Critics argue that although the EU and Australia frequently present themselves as supporters of international law and multilateral norms, their actions often fail to match their rhetoric. This concern intensified after Ursula von der Leyen faced criticism for suggesting that Europe could no longer act as a custodian of the old-world order and should instead adopt a more interest-driven foreign policy. Although she later reaffirmed support for international law, the episode added to wider concerns that both the EU and Australia are drifting toward more selective and inconsistent approaches to global governance.
The article argues that policies such as abusive migration measures, foreign policy double standards, and weak enforcement of international legal principles have contributed to undermining the very rules-based order both actors claim to defend. At a time of heightened global uncertainty, exacerbated in part by the foreign policy disruptions associated with US President Donald Trump, the piece calls for the EU and Australia to take a clearer stand against what it describes as a “low rights” economic model promoted by China and to ensure that trade relationships do not reward repression or environmental harm.

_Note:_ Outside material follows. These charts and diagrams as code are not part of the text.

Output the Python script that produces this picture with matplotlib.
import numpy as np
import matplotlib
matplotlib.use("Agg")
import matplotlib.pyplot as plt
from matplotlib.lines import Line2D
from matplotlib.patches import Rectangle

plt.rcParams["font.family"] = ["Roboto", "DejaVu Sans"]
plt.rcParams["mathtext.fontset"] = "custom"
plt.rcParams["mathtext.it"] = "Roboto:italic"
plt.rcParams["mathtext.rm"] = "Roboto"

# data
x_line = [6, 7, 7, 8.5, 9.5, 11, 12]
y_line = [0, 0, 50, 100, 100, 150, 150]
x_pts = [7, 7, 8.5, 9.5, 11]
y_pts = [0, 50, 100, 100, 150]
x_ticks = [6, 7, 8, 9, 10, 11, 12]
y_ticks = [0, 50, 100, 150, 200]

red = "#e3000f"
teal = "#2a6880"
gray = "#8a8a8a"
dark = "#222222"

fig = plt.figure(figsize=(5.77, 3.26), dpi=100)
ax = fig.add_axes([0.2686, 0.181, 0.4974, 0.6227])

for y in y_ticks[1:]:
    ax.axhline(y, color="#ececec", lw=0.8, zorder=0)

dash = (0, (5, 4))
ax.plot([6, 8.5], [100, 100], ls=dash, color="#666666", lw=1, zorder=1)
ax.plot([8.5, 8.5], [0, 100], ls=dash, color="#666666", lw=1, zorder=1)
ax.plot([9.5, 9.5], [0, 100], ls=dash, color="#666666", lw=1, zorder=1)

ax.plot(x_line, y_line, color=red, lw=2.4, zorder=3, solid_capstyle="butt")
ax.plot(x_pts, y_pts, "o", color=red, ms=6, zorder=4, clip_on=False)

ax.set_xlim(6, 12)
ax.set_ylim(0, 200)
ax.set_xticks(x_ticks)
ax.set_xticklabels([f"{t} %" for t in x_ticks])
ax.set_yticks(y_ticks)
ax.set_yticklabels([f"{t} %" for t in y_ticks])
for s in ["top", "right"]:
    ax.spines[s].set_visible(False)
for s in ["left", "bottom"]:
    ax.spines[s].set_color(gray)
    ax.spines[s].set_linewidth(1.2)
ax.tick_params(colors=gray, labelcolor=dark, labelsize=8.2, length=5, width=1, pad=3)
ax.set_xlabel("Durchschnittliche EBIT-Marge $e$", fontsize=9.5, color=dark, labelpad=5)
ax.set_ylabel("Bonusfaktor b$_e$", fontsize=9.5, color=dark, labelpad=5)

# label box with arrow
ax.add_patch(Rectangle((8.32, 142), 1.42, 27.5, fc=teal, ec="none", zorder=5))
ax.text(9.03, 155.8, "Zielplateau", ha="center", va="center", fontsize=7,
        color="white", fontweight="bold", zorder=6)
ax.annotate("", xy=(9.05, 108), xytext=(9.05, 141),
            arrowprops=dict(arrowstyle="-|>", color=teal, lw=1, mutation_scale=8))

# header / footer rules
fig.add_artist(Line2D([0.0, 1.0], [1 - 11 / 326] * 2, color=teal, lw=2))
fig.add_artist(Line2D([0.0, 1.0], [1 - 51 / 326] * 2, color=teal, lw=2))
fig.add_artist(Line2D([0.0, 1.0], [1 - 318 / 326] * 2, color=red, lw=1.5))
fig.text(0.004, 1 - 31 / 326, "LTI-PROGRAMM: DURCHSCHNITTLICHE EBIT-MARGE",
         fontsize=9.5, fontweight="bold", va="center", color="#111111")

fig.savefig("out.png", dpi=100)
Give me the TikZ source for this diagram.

It urges Australia to use trade policy more deliberately to advance human rights and environmental protections, while calling on the EU to better uphold its treaty obligations by integrating stronger labour and rights standards into negotiations. In particular, it points to current and future trade talks with countries such as Thailand and Gulf states as opportunities for the EU to prioritize reforms rather than repeat what critics describe as rights-related compromises seen in past deals with India and Vietnam.
The article also raises concern about domestic policy choices that may weaken both sides’ credibility. It criticizes efforts by von der Leyen to roll back regulations aimed at curbing corporate abuses, arguing that these moves reverse years of EU progress. At the same time, it calls on Australia to adopt human rights due diligence legislation to ensure businesses are held accountable for abuses and environmental harm in their supply chains.
In foreign policy, the piece argues that both the EU and Australia should apply international law more consistently, including by banning trade with Israeli settlements considered illegal under international law and ending what it describes as a one-sided response to human rights abuses and violations of the laws of war in the Middle East. It also calls on both governments to invest more strongly in the United Nations human rights system and to ensure their trade and foreign policies are guided by those principles.
Overall, the article concludes that the credibility of the EU and Australia’s claimed shared commitment to the rules-based international order will be judged not by their public statements, but by whether their trade, corporate, and foreign policy decisions consistently uphold human rights, environmental standards, and international law at a moment when the global system faces mounting strain.